The article expands on everything in the diagram with more detail, I just took out the piece pertaining to cell phones. Link at the bottom if you want to read it.
http://www.yalelawjournal.org/the-y...e:-making-cents-out-of-united-states-v.-jones
Rather than pursue a suspect in the field, law enforcement agents can track subjects by following the signal of their cell phones by obtaining location information from the provider.Cell phone carriers have the ability to provide reliable data on the location of a phone at any minute with a reasonable degree of accuracy, often down to a particular city block.

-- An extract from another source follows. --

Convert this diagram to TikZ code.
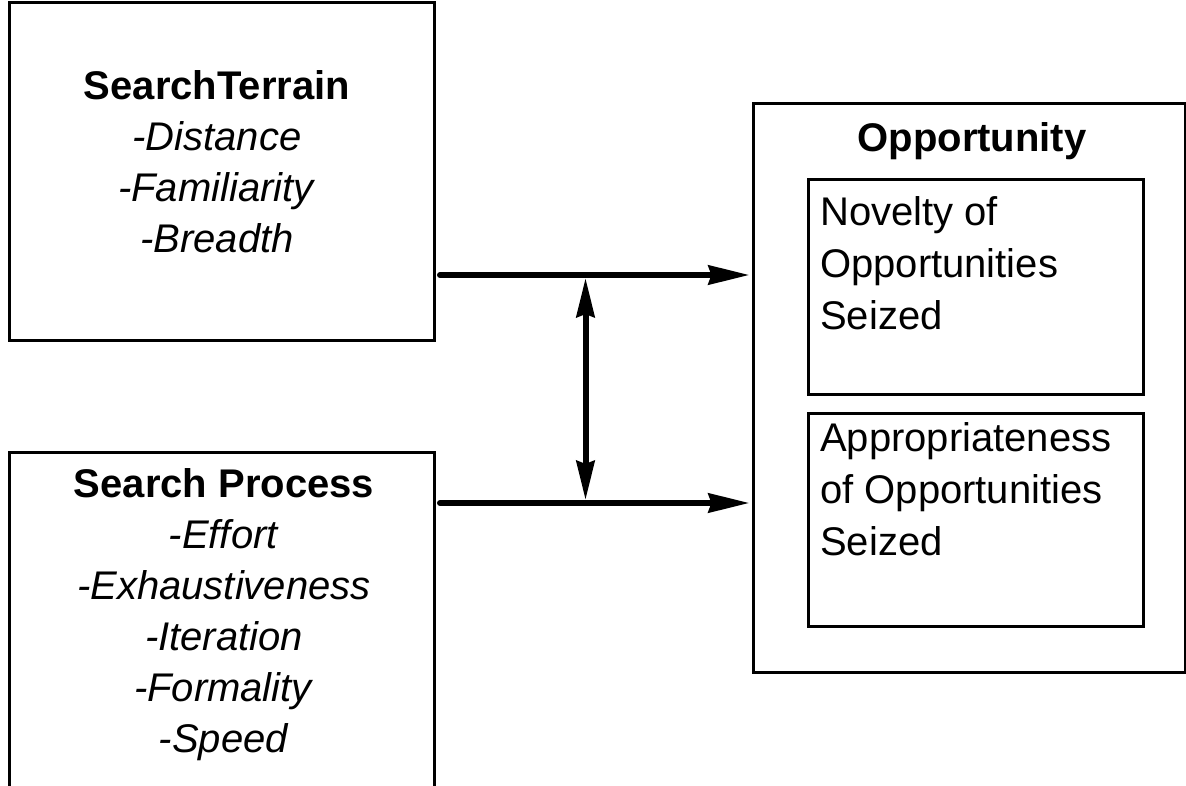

Data gathered by the American Civil Liberties Union (ACLU) show that cell phone companies will provide location data to law enforcements at varying rates. As of August 2009, “Sprint charges $30 per month per target to use its L-Site program for location tracking. AT&T’s E911 tool costs $100 to activate and then $25 a day. T-Mobile charges a much pricier $100 per day.” We used this data to develop an hourly rate for each company, and we present the minimum and maximum charges as the range of hourly costs law enforcement might expect to pay for this method of surveillance. Our calculations include any fees charged to initialize the process (when applicable) because they are specific to an investigation, but those costs are included in the hourly rate.
Given the downward trajectory of technological costs, the increased automation of these services via self-service web portals, and the fact that reimbursement to carriers is limited to reasonable, directly incurred costs, we might expect that these rates will decline further over time.